SKIN + saltwater

  • Choreographer: Staycee Pearl
  • Music: Original music by Herman Pearl (Soy Sos)
  • Costumes: Staycee Pearl and Janet Groom Campbell
  • Lighting: Kristina Kloss
  • World Premiere: March 24, 2022 by Pittsburgh Ballet Theatre at August Wilson African American Cultural Center in Pittsburgh
  • PBT Performance Date: March 24-27, 2022 at August Wilson African American Cultural Center in Pittsburgh

Program Notes

As they see their homeland disappear beyond the horizon, a young couple plunges into a magical aquatic existence. SKIN + saltwater imagines their love extending beyond time, brutality and worldly limitations. It begs the question: how does our humanity relate to the natural world and what affects that perception?

I am moved by literary and cinematic magical realism and often imagine fantastical alternatives for a variety of life’s situations. I then give myself a moment to see the beauty and truth of our worldly condition. It is in that spirit that I imagine a mystical world below the sea – a magical world where a future of certain bondage would certainly be avoided by simply escaping overboard into the ocean. With SKIN & Saltwater, I imagined a couple in love who decide to end their captivity and jump. They live eternally in a supernatural underwater world where they are free and embraced by pure and powerful love.

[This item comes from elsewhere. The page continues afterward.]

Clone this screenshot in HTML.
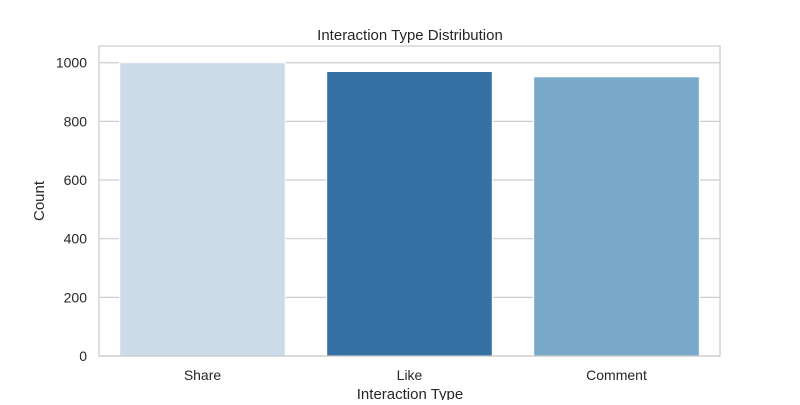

As SKIN + saltwater began to take shape, I considered culture, Blackness, otherness, woman-ness, and systems and concepts that have historically brought about violence and separation. This rumination got me thinking of the physical characteristics of skin and the truth about skin color and how it’s evolved into not just division, but the birth of what some consider a superior class. The truth is, as humans there is more that makes us the same than makes us different. With SKIN + saltwater, we honor the sameness that makes us all human.

– Staycee Pearl

 

THE MUSIC

The score for SKIN + saltwater uses innovative musical techniques to create a haunting and soulful throughline for the ballet. It was composed by sound engineer Herman “Soy Sos” Pearl, husband and creative partner of choreographer Staycee Pearl. The music and choreography were created simultaneously, with each consulting the other as their respective work took shape.

Pearl utilized a unique composition process that tapped the brilliant musicianship of the ten artists in the ensemble. The instrumentation itself is uncommon as well, with two musicians each on flute, bass and drums, one on organ and synthesizers and another on a Rhodes electric piano. Each of the musicians recorded their tracks alone in individual studio sessions
with Pearl.

The process started with a centerpiece sound – Pearl’s concept was that each musician would improvise their own musical response to that original sound, and the recordings of those responses would become the basis for the ballet score. He edited and mixed and layered the tracks on a digital audio workstation (DAW), building the composition first with the flutes, and then adding on drums, keyboard and bass. This layering effect, of different instruments and, in some moments, of multiple layers of the same instrument, creates the beautifully atmospheric and dreamy sound of the work.